- _Prompt_:
Where a line in the listing contains the string "this", copy that line out.

- _Dataset_:
___

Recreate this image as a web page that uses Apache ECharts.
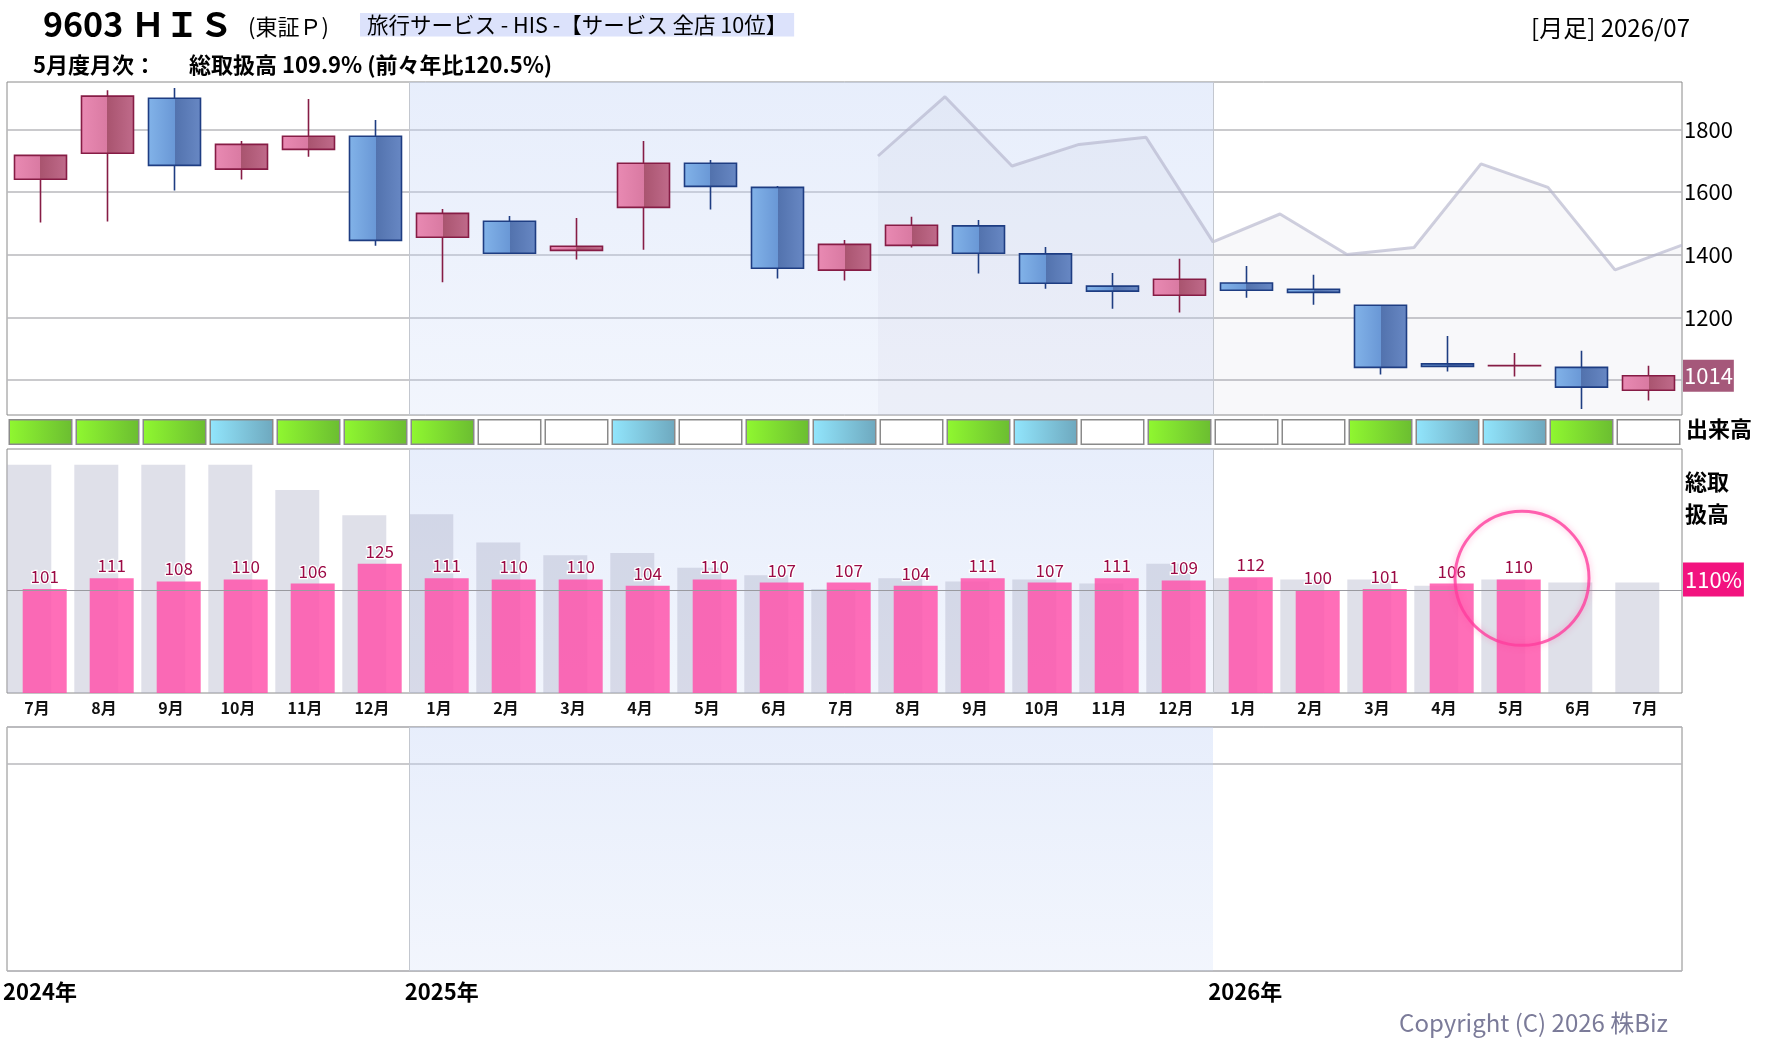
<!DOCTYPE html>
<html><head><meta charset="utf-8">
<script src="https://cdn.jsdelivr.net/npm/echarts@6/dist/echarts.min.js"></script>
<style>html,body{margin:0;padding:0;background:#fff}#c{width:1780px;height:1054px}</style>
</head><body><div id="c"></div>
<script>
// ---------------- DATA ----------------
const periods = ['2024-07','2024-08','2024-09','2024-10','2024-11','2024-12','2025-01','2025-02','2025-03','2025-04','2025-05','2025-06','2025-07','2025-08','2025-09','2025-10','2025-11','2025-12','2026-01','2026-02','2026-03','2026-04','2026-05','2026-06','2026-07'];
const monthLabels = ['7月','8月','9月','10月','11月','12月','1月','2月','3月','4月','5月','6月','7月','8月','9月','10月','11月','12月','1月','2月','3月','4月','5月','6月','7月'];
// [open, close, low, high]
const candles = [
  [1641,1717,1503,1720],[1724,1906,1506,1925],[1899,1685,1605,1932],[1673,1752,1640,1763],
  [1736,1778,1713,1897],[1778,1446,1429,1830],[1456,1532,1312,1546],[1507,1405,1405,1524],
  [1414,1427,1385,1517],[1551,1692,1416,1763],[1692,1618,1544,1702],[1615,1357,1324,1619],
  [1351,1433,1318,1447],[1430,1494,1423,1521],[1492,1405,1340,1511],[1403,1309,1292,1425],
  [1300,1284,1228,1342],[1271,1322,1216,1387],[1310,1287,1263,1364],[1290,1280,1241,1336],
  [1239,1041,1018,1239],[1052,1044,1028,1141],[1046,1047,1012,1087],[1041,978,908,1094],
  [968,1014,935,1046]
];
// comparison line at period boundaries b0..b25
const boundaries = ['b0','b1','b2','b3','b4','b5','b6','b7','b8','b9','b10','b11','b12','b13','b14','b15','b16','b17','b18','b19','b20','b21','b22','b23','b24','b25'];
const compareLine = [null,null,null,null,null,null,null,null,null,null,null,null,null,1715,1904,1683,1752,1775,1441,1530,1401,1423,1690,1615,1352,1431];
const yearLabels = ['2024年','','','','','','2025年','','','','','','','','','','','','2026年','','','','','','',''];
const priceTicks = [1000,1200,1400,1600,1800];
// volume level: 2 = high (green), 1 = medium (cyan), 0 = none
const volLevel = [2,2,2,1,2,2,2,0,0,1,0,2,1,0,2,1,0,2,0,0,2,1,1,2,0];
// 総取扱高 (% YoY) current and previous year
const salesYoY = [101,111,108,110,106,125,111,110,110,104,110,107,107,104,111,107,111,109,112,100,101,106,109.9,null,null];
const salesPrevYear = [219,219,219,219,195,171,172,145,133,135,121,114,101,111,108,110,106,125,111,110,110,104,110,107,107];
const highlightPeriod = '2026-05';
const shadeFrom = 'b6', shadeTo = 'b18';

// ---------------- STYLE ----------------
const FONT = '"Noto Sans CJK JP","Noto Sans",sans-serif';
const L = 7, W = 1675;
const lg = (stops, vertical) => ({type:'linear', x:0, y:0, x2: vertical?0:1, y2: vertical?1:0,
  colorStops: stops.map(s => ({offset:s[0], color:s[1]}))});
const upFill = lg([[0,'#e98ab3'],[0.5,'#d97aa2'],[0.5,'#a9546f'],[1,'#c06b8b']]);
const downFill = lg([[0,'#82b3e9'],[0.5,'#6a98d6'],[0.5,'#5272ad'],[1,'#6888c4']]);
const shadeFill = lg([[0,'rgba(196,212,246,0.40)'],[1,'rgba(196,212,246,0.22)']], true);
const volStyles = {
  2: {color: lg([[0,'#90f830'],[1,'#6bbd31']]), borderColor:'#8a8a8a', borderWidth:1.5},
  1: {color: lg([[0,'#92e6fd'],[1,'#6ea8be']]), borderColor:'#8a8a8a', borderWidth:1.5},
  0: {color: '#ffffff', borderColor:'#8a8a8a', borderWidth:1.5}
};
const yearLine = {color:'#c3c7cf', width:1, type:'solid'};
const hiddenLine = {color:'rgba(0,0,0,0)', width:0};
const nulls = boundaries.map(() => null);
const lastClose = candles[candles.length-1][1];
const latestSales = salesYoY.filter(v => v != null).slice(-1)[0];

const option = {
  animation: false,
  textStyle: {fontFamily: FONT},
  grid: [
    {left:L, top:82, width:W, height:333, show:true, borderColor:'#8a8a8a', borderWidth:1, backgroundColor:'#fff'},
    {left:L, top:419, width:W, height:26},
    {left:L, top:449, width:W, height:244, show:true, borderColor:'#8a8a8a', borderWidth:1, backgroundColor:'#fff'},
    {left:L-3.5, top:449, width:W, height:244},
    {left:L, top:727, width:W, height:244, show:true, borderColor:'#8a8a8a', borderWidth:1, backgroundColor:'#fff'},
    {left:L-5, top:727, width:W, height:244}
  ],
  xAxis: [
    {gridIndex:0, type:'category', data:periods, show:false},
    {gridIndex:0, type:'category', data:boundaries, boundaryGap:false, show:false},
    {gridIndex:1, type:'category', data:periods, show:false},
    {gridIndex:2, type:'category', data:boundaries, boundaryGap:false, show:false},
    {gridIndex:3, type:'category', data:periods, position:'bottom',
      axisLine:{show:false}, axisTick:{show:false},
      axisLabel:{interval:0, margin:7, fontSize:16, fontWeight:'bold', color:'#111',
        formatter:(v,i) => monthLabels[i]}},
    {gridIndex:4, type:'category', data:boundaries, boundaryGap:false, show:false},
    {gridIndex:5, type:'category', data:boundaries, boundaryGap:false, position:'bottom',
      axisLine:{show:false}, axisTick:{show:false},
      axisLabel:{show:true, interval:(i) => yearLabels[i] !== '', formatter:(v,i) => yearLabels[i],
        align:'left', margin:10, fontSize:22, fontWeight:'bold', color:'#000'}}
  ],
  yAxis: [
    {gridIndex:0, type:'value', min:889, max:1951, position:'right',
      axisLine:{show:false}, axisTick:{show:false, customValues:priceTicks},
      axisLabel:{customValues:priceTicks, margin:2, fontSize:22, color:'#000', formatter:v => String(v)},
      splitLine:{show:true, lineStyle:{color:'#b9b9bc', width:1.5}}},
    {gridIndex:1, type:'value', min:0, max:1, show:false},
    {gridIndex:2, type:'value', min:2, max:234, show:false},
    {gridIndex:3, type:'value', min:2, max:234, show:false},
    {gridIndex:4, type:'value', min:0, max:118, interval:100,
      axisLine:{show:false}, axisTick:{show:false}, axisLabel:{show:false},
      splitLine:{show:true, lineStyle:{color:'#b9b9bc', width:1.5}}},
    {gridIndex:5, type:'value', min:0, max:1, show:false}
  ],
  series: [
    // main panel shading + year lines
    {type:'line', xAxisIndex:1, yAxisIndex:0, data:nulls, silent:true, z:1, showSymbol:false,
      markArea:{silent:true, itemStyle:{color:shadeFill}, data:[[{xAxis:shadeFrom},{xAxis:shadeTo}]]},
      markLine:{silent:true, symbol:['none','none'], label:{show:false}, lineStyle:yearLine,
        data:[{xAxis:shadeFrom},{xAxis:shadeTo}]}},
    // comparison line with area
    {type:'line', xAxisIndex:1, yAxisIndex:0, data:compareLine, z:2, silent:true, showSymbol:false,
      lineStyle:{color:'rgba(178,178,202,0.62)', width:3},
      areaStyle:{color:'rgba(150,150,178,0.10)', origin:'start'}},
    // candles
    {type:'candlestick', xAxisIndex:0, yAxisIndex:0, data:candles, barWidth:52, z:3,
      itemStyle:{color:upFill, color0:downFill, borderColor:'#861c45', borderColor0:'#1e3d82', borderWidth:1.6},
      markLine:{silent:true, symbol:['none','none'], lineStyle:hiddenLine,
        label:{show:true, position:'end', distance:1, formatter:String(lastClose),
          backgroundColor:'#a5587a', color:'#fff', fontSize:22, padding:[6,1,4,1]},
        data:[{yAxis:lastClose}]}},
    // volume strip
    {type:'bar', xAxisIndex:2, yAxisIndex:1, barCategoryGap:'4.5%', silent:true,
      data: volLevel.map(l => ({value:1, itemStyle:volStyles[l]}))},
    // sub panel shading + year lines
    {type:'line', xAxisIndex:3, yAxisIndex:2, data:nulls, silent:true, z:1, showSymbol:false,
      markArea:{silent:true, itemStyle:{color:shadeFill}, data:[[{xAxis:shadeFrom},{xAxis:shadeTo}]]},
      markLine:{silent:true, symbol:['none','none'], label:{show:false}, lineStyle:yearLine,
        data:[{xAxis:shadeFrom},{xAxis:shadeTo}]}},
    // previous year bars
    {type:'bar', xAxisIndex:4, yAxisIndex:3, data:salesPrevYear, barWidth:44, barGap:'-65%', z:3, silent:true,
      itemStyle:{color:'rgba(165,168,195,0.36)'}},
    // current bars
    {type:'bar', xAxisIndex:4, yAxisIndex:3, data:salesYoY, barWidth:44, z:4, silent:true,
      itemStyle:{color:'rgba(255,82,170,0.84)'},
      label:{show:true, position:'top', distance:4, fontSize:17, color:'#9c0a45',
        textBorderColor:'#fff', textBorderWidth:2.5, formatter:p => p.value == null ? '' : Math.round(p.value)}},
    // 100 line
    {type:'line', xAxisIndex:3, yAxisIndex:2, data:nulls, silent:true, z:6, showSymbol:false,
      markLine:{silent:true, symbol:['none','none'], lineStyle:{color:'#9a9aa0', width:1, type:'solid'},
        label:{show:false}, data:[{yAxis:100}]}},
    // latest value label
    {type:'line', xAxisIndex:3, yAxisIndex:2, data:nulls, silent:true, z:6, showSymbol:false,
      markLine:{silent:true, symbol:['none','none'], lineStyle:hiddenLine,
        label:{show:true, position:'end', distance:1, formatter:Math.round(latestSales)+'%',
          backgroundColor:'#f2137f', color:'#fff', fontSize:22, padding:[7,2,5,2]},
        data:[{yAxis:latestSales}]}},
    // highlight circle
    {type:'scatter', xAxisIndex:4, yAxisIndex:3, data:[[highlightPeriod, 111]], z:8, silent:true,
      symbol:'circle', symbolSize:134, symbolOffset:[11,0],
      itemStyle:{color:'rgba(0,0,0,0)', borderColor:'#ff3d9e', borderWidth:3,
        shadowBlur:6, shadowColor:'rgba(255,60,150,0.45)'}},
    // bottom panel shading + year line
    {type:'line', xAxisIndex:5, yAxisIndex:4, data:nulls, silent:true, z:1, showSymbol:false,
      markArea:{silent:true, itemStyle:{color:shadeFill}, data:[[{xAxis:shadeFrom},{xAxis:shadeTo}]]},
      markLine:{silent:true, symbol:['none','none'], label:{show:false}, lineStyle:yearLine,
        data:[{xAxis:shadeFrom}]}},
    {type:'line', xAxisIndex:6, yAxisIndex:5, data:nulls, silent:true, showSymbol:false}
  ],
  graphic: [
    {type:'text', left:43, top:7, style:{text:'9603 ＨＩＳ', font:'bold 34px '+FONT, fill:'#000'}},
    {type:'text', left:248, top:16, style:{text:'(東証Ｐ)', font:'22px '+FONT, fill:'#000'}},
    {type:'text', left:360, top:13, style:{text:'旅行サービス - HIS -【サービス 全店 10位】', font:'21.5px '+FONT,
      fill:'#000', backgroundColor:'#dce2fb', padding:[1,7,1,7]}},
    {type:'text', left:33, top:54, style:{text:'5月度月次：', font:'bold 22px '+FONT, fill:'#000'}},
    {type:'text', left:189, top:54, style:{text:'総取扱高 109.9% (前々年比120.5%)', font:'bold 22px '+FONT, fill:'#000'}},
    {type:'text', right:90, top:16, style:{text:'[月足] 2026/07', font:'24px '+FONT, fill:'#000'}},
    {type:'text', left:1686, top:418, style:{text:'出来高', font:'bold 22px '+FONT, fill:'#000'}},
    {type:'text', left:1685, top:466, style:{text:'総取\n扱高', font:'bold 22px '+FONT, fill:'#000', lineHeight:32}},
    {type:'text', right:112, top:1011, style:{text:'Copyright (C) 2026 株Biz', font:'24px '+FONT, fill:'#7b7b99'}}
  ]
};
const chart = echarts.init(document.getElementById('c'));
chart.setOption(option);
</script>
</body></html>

___

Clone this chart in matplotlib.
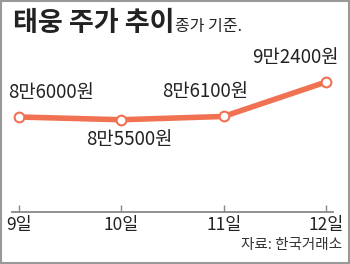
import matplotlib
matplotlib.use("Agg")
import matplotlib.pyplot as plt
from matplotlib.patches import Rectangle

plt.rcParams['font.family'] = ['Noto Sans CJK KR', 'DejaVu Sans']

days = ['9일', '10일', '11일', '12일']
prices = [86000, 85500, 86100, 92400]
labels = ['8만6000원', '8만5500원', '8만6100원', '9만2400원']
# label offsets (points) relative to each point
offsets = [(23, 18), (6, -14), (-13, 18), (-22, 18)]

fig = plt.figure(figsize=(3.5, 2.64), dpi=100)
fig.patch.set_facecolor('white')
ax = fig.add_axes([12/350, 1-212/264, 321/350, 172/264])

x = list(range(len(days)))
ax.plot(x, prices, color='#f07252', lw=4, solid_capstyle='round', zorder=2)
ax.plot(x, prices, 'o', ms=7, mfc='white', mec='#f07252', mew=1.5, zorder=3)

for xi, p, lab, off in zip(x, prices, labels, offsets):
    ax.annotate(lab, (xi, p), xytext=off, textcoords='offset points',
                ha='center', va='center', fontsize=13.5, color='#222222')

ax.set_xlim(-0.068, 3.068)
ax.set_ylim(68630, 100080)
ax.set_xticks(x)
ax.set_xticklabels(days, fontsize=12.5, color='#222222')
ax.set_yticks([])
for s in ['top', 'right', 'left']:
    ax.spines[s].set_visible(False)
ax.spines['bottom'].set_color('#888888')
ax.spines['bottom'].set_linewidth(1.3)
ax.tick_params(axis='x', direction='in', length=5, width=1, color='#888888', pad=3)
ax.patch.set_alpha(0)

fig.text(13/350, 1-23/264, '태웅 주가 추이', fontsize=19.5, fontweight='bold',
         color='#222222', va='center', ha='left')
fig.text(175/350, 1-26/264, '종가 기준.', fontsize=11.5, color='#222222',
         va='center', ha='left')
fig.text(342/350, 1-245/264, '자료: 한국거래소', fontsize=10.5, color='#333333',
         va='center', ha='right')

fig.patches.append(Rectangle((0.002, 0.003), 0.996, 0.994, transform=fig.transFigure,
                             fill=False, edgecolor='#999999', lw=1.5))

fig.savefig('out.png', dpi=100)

___

- _Answer_:
Recreate this image as a web page that uses Apache ECharts.
Clone this chart in matplotlib.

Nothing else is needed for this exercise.